** begin **

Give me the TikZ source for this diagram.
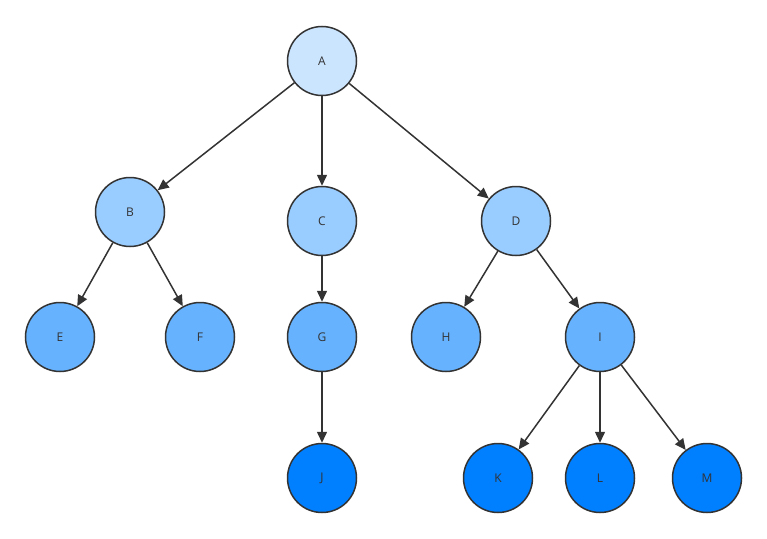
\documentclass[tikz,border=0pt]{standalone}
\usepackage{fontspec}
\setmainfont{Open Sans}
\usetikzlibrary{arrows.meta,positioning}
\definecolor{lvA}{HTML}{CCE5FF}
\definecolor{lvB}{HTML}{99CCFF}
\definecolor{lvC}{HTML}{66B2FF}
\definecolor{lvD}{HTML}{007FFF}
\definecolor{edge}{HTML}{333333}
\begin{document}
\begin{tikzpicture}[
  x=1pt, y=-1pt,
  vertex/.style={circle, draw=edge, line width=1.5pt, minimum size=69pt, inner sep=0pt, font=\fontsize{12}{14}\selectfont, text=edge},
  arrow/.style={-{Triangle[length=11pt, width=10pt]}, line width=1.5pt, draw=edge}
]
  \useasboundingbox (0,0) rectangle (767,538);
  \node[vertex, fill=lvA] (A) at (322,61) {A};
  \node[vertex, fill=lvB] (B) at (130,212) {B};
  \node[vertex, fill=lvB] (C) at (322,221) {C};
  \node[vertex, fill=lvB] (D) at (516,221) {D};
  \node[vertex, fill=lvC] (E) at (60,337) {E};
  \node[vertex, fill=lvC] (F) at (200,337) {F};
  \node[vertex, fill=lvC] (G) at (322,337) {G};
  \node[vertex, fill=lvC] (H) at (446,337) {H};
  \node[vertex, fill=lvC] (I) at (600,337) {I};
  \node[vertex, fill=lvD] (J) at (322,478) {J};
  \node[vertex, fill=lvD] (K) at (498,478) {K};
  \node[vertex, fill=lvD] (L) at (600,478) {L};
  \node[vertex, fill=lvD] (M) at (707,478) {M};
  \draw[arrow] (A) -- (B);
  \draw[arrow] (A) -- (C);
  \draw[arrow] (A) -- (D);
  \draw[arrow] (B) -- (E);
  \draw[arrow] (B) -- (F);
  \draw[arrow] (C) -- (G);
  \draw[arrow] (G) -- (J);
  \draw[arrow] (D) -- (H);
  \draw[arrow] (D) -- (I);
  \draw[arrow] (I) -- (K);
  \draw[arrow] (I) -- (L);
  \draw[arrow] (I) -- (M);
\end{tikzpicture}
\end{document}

** end **

→ **WHAT YOU WILL DO**
Copy the listing over exactly, skipping the pictures it holds.

→ **TASK SOLUTION**
Give me the TikZ source for this diagram.
\documentclass[tikz,border=0pt]{standalone}
\usepackage{fontspec}
\setmainfont{Open Sans}
\usetikzlibrary{arrows.meta,positioning}
\definecolor{lvA}{HTML}{CCE5FF}
\definecolor{lvB}{HTML}{99CCFF}
\definecolor{lvC}{HTML}{66B2FF}
\definecolor{lvD}{HTML}{007FFF}
\definecolor{edge}{HTML}{333333}
\begin{document}
\begin{tikzpicture}[
  x=1pt, y=-1pt,
  vertex/.style={circle, draw=edge, line width=1.5pt, minimum size=69pt, inner sep=0pt, font=\fontsize{12}{14}\selectfont, text=edge},
  arrow/.style={-{Triangle[length=11pt, width=10pt]}, line width=1.5pt, draw=edge}
]
  \useasboundingbox (0,0) rectangle (767,538);
  \node[vertex, fill=lvA] (A) at (322,61) {A};
  \node[vertex, fill=lvB] (B) at (130,212) {B};
  \node[vertex, fill=lvB] (C) at (322,221) {C};
  \node[vertex, fill=lvB] (D) at (516,221) {D};
  \node[vertex, fill=lvC] (E) at (60,337) {E};
  \node[vertex, fill=lvC] (F) at (200,337) {F};
  \node[vertex, fill=lvC] (G) at (322,337) {G};
  \node[vertex, fill=lvC] (H) at (446,337) {H};
  \node[vertex, fill=lvC] (I) at (600,337) {I};
  \node[vertex, fill=lvD] (J) at (322,478) {J};
  \node[vertex, fill=lvD] (K) at (498,478) {K};
  \node[vertex, fill=lvD] (L) at (600,478) {L};
  \node[vertex, fill=lvD] (M) at (707,478) {M};
  \draw[arrow] (A) -- (B);
  \draw[arrow] (A) -- (C);
  \draw[arrow] (A) -- (D);
  \draw[arrow] (B) -- (E);
  \draw[arrow] (B) -- (F);
  \draw[arrow] (C) -- (G);
  \draw[arrow] (G) -- (J);
  \draw[arrow] (D) -- (H);
  \draw[arrow] (D) -- (I);
  \draw[arrow] (I) -- (K);
  \draw[arrow] (I) -- (L);
  \draw[arrow] (I) -- (M);
\end{tikzpicture}
\end{document}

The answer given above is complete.